The end of my maternity leave, that is. The official end of my glorious 14 weeks of paid maternity leave is over on Monday. :( Isaac did well at daycare on Wednesday, and even took his bottle. I kept busy with errands, and for the most part, we both did well on our own. But every time I looked in the rearview mirror and saw the empty carseat base and mirror vacant of Isaac's little smiling face....my heart broke a little bit.
I spent the day cuddling with my baby...wait, I pretty much did that all week. That, and reflect on the past 14 weeks.
My dinners are done. My desk is cleared and ready for Monday morning, complete with pictures of my baby boy. Isaac's daycare box is stocked and his toys are already there. SDI has almost paid me all of my claim (Seriously, Cal SDI...why you make me hate you?). I have new clothes, a new haircut, new makeup. I discussed the direction I want my career to go with my boss. I have started up my supplemental income (I will talk about it one day, I swear). My project list is well underway, as all the files have been cleaned up and organized. I have a cleaning schedule in place. I watch new shows onTV (When you are watching TV to keep yourself awake, you find many an interesting thing) and my DVR is setup and ready to go.
I will return to work with many things accomplished, many things left undone in sacrifice of cherishing every waking minute with Isaac. I return to work a different person, with different priorities and goals. I left an uncomfortable pregnant woman and return a glowing mother.

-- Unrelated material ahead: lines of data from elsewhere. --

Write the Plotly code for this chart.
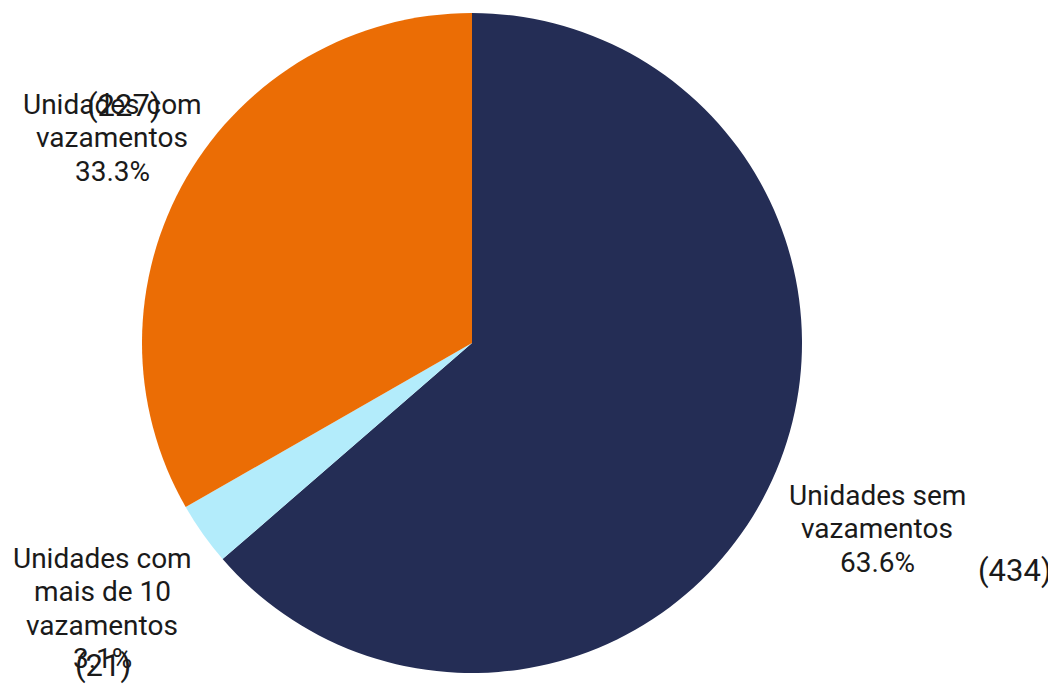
import plotly.graph_objects as go

labels = ["Unidades sem vazamentos", "Unidades com mais de 10 vazamentos", "Unidades com vazamentos"]
label_lines = [["Unidades sem", "vazamentos"], ["Unidades com", "mais de 10", "vazamentos"], ["Unidades com", "vazamentos"]]
values = [434, 21, 227]
colors = ["#242D55", "#B3ECFB", "#EB6D05"]

W, H = 1056, 686
OFF = 8  # page body margin offset (screen px)


def px(x):
    return (x - OFF) / W


def py(y):
    return 1 - (y - OFF) / H


fig = go.Figure()
fig.add_trace(go.Pie(
    labels=labels,
    values=values,
    sort=False,
    direction="clockwise",
    rotation=0,
    marker=dict(colors=colors, line=dict(width=0)),
    textinfo="none",
    hoverinfo="label+value+percent",
    showlegend=False,
    domain=dict(x=[px(142), px(802)], y=[py(673), py(13)]),
))

total = sum(values)
# label block anchors: (center x, first line center y) in screen px
label_pos = [(877, 495), (102, 558), (112, 104)]
line_gap = 33.5
for lines, v, (lx, ly) in zip(label_lines, values, label_pos):
    texts = lines + [f"{100 * v / total:.1f}%"]
    for i, t in enumerate(texts):
        fig.add_annotation(
            x=px(lx), y=py(ly + i * line_gap), xref="paper", yref="paper",
            text=t, showarrow=False,
            font=dict(family="Roboto", size=28, color="#1a1a1a"),
            xanchor="center", yanchor="middle",
        )

# count annotations
count_pos = [(1015, 570), (103, 665), (124, 106)]
for v, (cx, cy) in zip(values, count_pos):
    fig.add_annotation(
        x=px(cx), y=py(cy), xref="paper", yref="paper",
        text=f"({v})", showarrow=False,
        font=dict(family="Roboto", size=31, color="#1a1a1a"),
        xanchor="center", yanchor="middle",
    )

fig.update_layout(
    width=W, height=H,
    margin=dict(l=0, r=0, t=0, b=0),
    paper_bgcolor="white",
    plot_bgcolor="white",
)

fig.write_html("out.html")
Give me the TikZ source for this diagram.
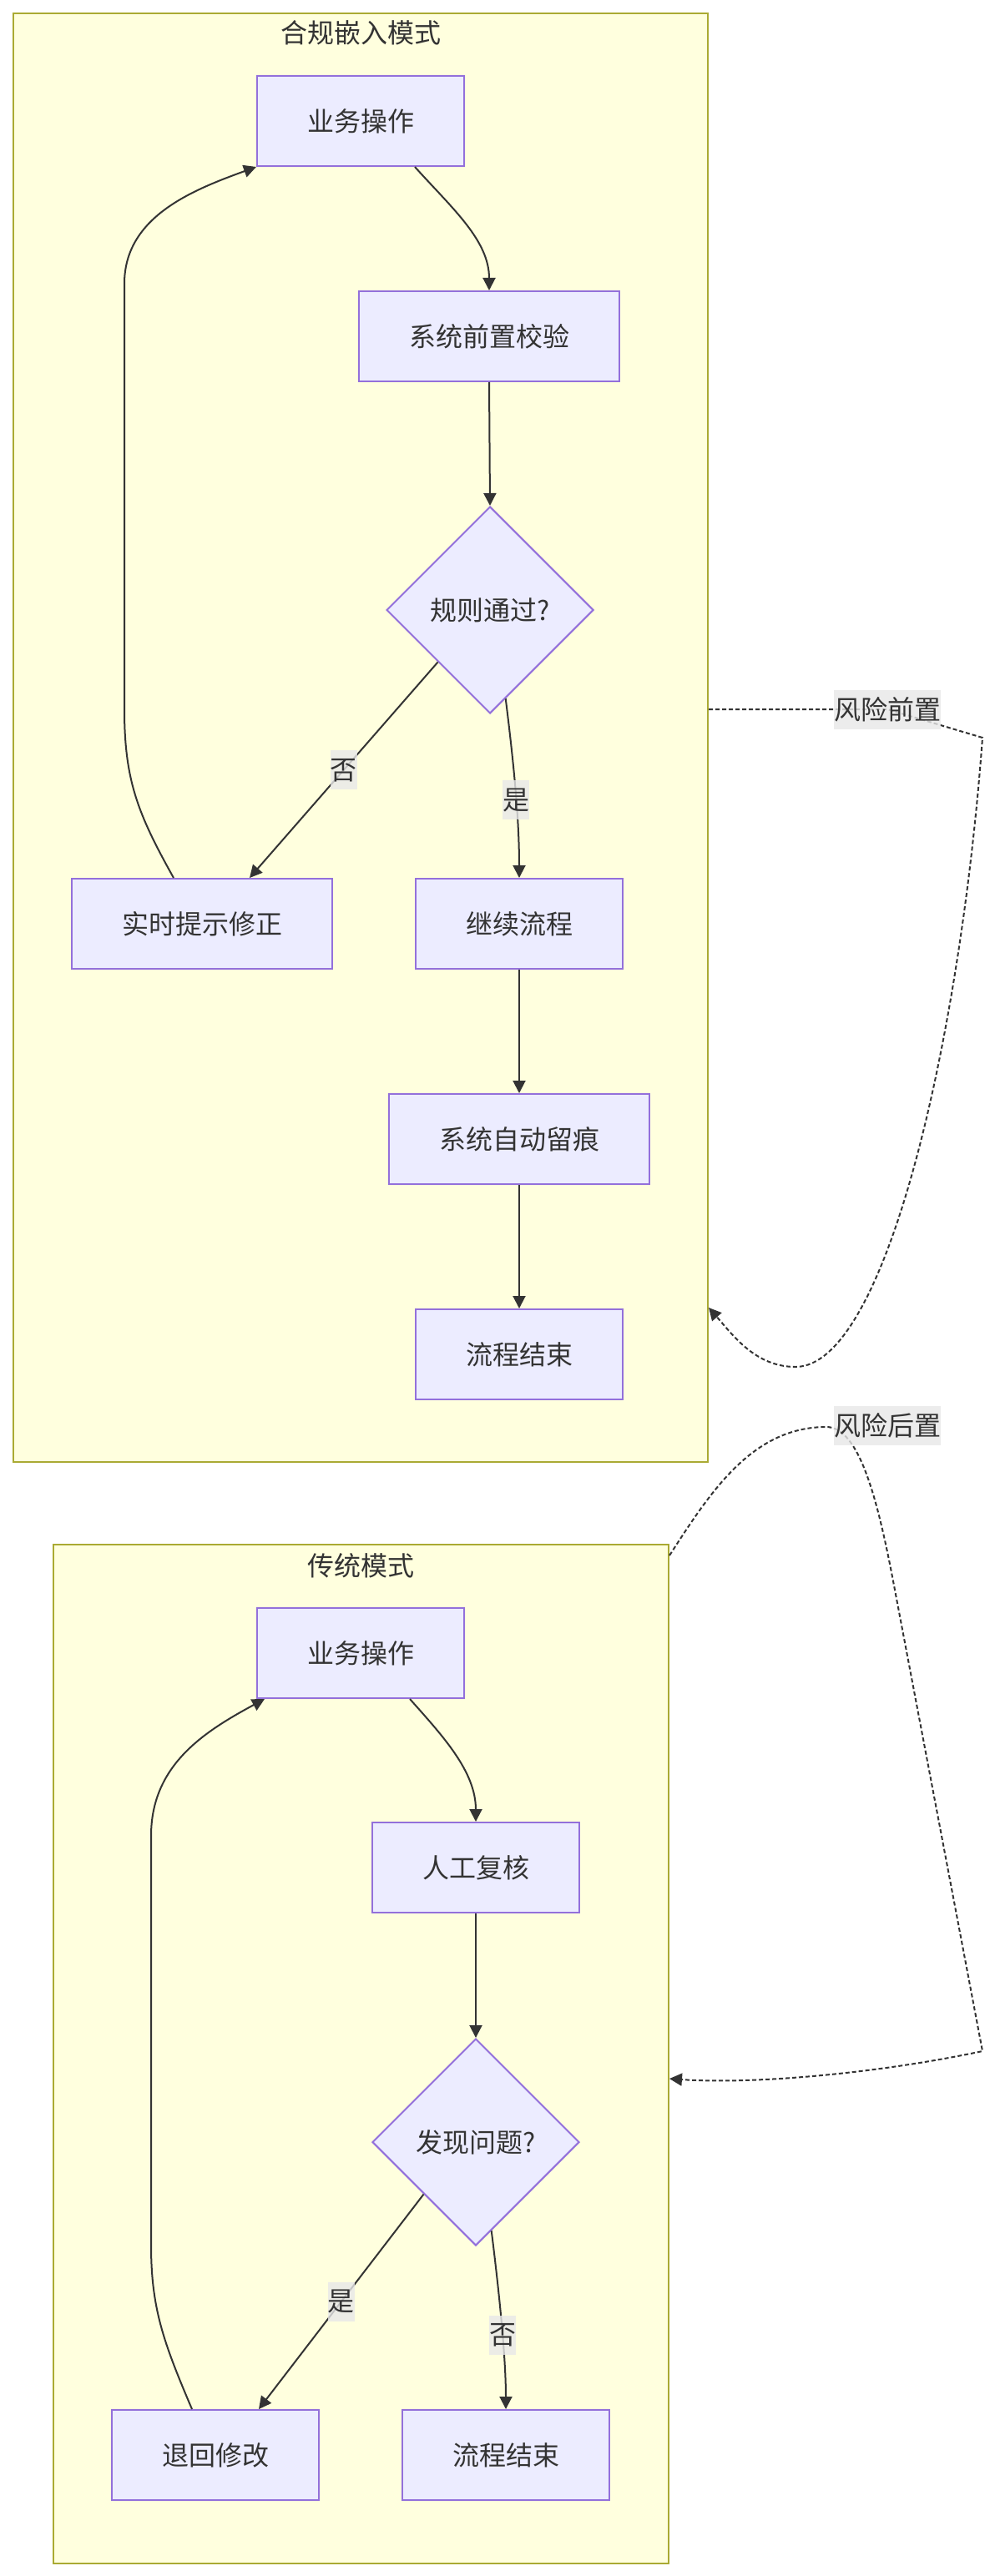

As sad as it makes me to leave him, and as much as I wish I could remain in my stay at home and in my jammies all day phase of life, it's time to move on. I am ready to tackle the next phase of life as a new working mother, trying to better life for her family. I love my job, and I love my husband and son. As sad as I am, I am also excited. It's time. We are both as ready for this as we will ever be.